Tuesday, July 29, 2014

"Look! Those Slain" all around Us (Jer 14: 17-22)


In today’s first reading, Jeremiah 14: 17-22, Jeremiah laments that if he walks “out into the field, look! those slain by the sword,” and, if he enters the city, “look! those consumed by hunger.”  If Jeremiah enters the fields and cities of our world, he will come across persons slain by drones, rockets, gunfire, grenades, bombs and other weapons of violence.  He will enter refugee camps and the slums of our cities and find those “consumed by hunger” and thirst. Like Jeremiah and his our ancestors, we “wait for peace, to no avail; for a time of healing, but terror comes instead.” Do we,  like Jeremiah and, in our day, Pope Francis, “recognize…our wickedness, the guilt of our…[ancestors, our predecessors, our government officials engaging in corrupt decision-making, our clergy abusing vulnerable persons, parents harming their children, and on and on].” Do we acknowledge, as Jeremiah and Pope Francis do, “that we have sinned against” the Lord?
We certainly deserve to be asked, as Jeremiah asked his people,  among “the nations’ idols is there any that gives rain,” are there any that reconcile enemies, makes whole that which is broken,  frees those who are enslaved, imprisoned, maimed by corruption, blinded by sin; any that frees prisoners of obsessive gambling, abusive behaviors toward  children and youth and women, releases perpetrators of violence, slaves of deceit, greed, selfishness, and/or trapped  into all of the “isms” that dominate our cultures?

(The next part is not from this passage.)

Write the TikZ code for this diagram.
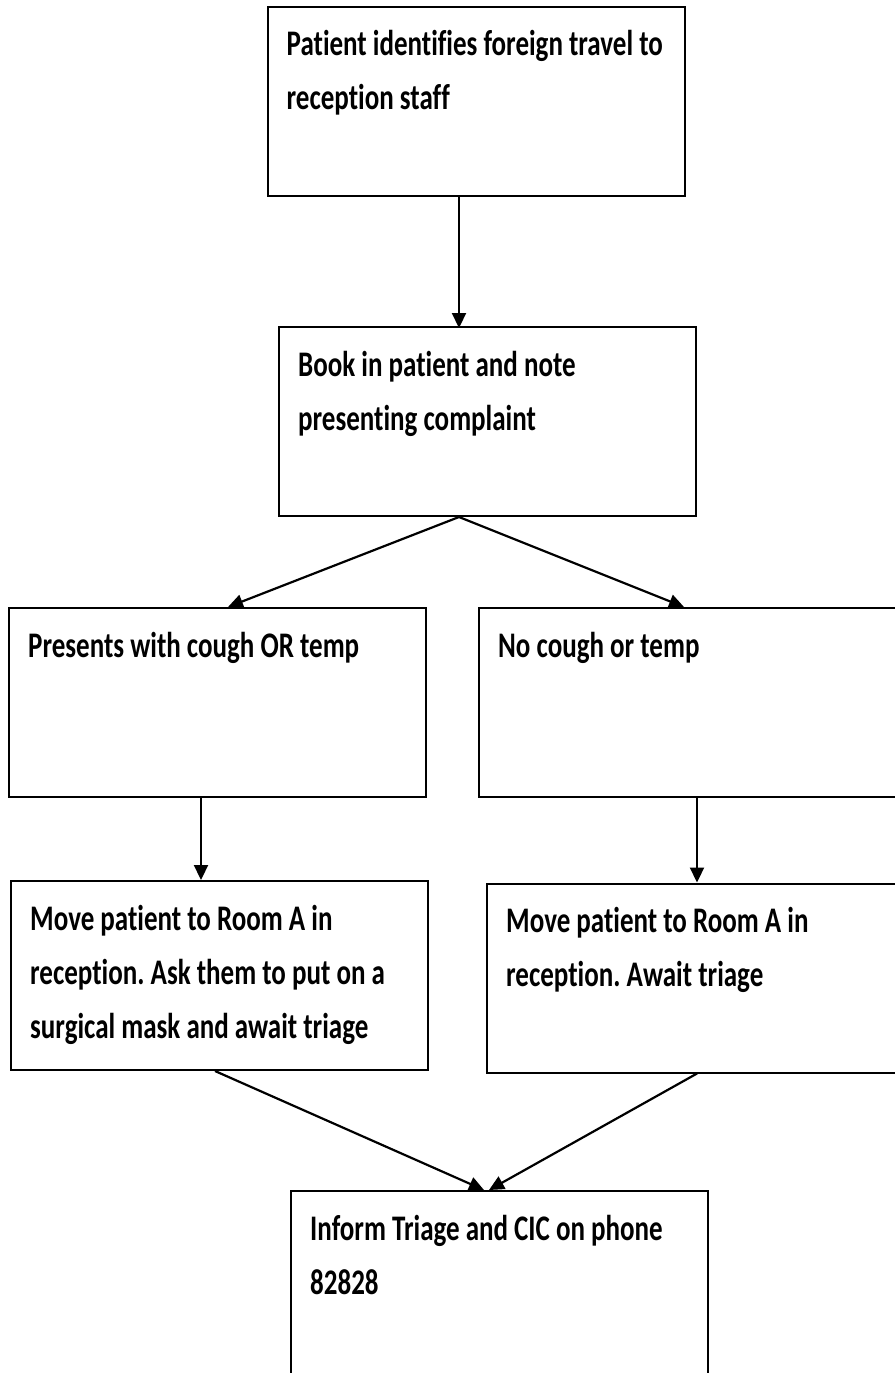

With the prophet Jeremiah, we, too,  in our day and age need to cry out: “Is it not you alone, O Lord, our God, to whom we look? You alone have done all these things” that lead to salvation,  reconciliation, restoration, and the  righting of wrongs being done to millions of people in the world of today. O, God, “[f]or the glory of your name, deliver us” (today responsorial psalm).